Even though he has won every award under the sun, “everyone’s rewards and punishments are all relative. Rewards aren’t just public trophies, they’re also emotions and what’s probably helped me is the fascination I have with the senses and our relationship with food.”

His burnout was just one of the reasons for moving to France (the main one being his French wife whom he married after divorcing his first wife after over 20 years of marriage). “Moving was part of a break to cut and rebuild the business.”

Part of why he was stuck on the hamster wheel was because “I was a humongous people-pleaser,” he says. “This is also why I’ve become more self-aware. I realized I was a liar. And the worst thing is to lie to yourself. I wanted other people to be happy so I edited all the other stuff out. I didn’t realize I was burning out because I have an inordinate amount of energy. When it comes to illness, I haven’t taken an antibiotic in years. I was behaving like I was invincible without knowing that I’m not.”

Now, he spends a lot of time on his mountain bike, and with his wife and daughter, a toddler who’s also teaching him “how many ways pre-language babies have more emotional intelligence and are less ‘contaminated’ than we are as adults.” So yes, life is good in France.

The Singapore connection

Blumenthal will be back in Singapore for Formula 1, when he brings the cuisine of his one Michelin-starred gastropub The Hinds Head to the Paddock Club.

“The formula is historical British-inspired dishes which somehow have a connection with Singapore because of its colonial past.”

So guests lucky enough to get a Paddock pass will get to enjoy the signature Scotch Eggs and Coronation Chicken, as well as Lapsang Souchong tea-smoked salmon.

There’ll also be a connection between historical grilling – which was done over wood – with motor racing, since rubber (tyres) and wood both come from trees.
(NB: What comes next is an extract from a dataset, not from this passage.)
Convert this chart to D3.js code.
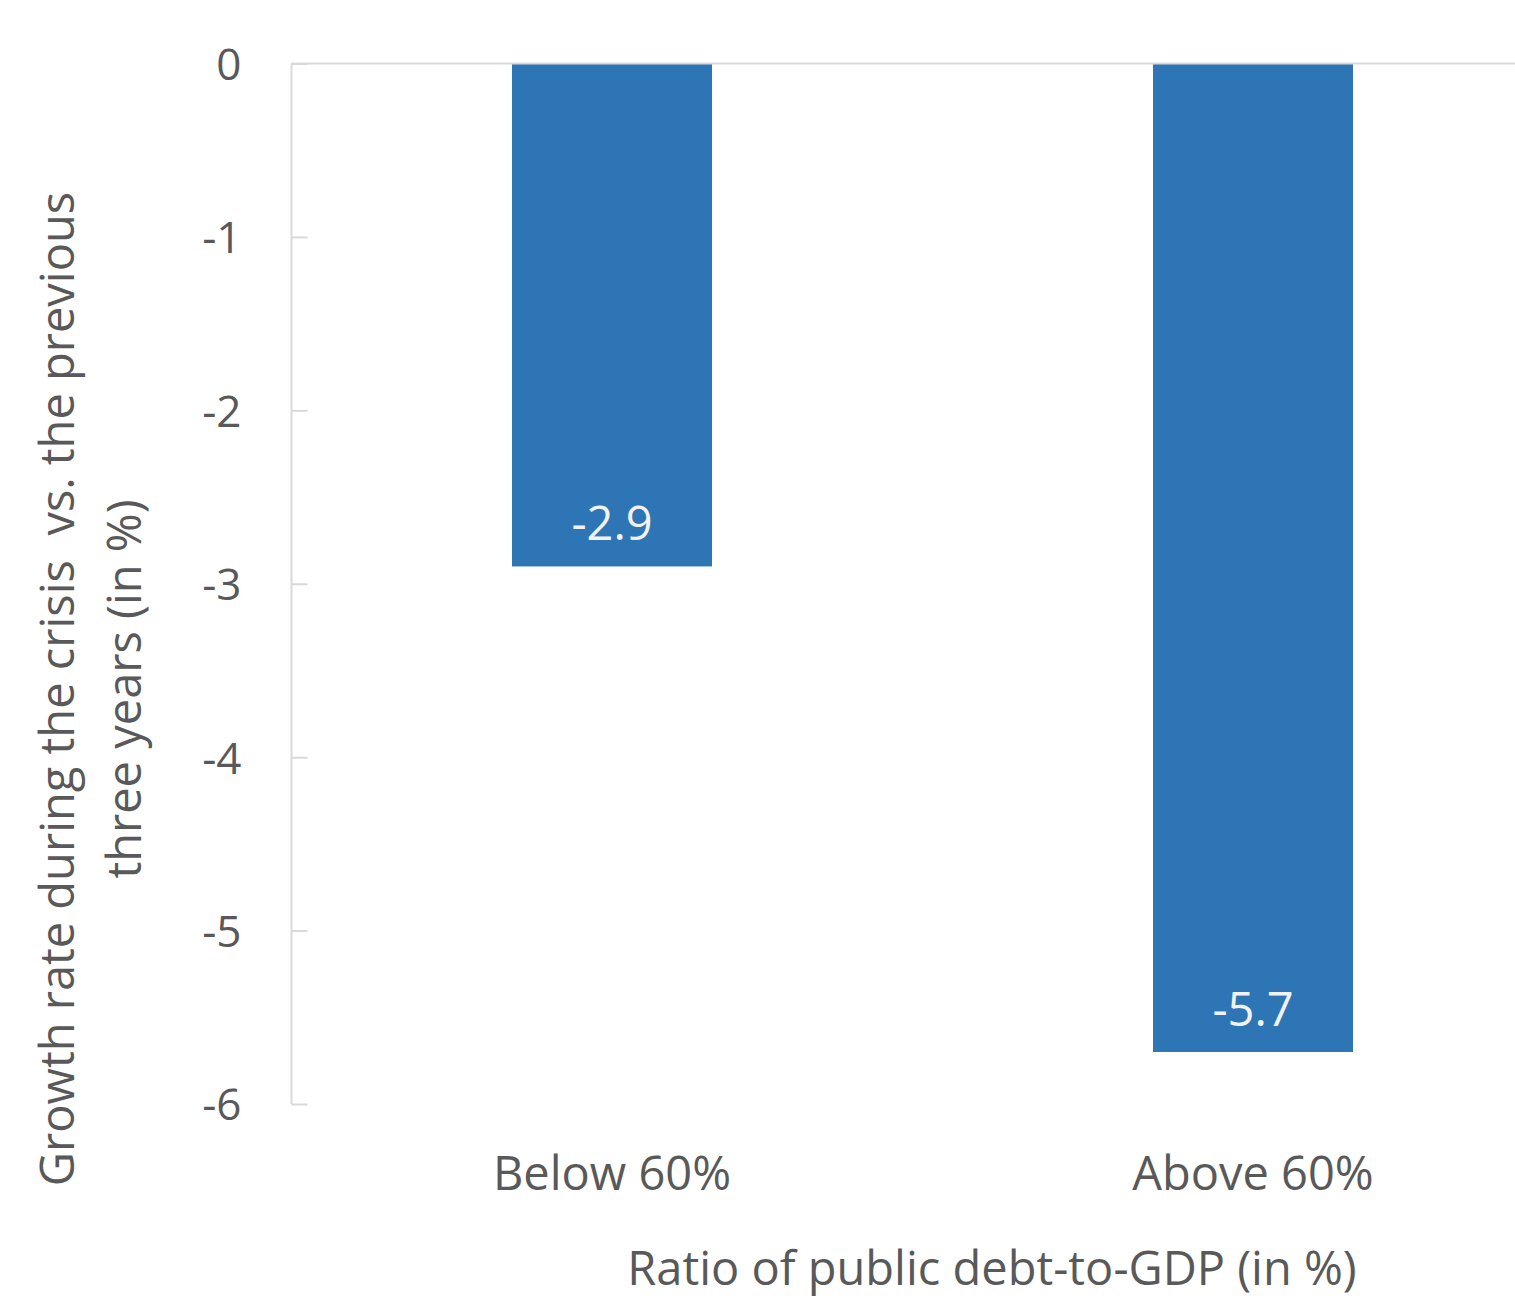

“We’ll also build a story around the dishes and have a list of fun pub facts on the menu. There’s going to be a three course menu for dinner and we’ll also do afternoon tea.”

Making a comeback

With his lab and an exciting new Christmas menu for The Fat Duck that will reveal some of the results of his ‘senses’ based research, does that mean that we’ll be seeing a lot more of Blumenthal from now on?

“Yes. I’ve got more clarity, motivation and excitement than I’ve ever had before and a big chunk of it is because I’m gradually removing distractions. Like I used to be on Whatsapp but I’m not anymore.”

And this year, he might just be doing “I don’t want to call it a restaurant or an event but an immersive experience which is built on a personalized fairy tale.

“It wouldn’t have a fixed place so it could be anywhere — under the water, on top of a mountain, on a beach or even somebody’s front room. To be served in bed. But the whole thing would be built around a story.”

And as for the laboratory and research kitchen that’s located just 1km from his house, “We’re going to take all the things we’ve done over the years – hundreds of them – and base techniques, and revisit all of it. It’s an attempt to make them streamlined and stronger, and simply so we can build a story around it. And then in the process learn it again.”

So yes, “It sounds really cliched, but I’m back!”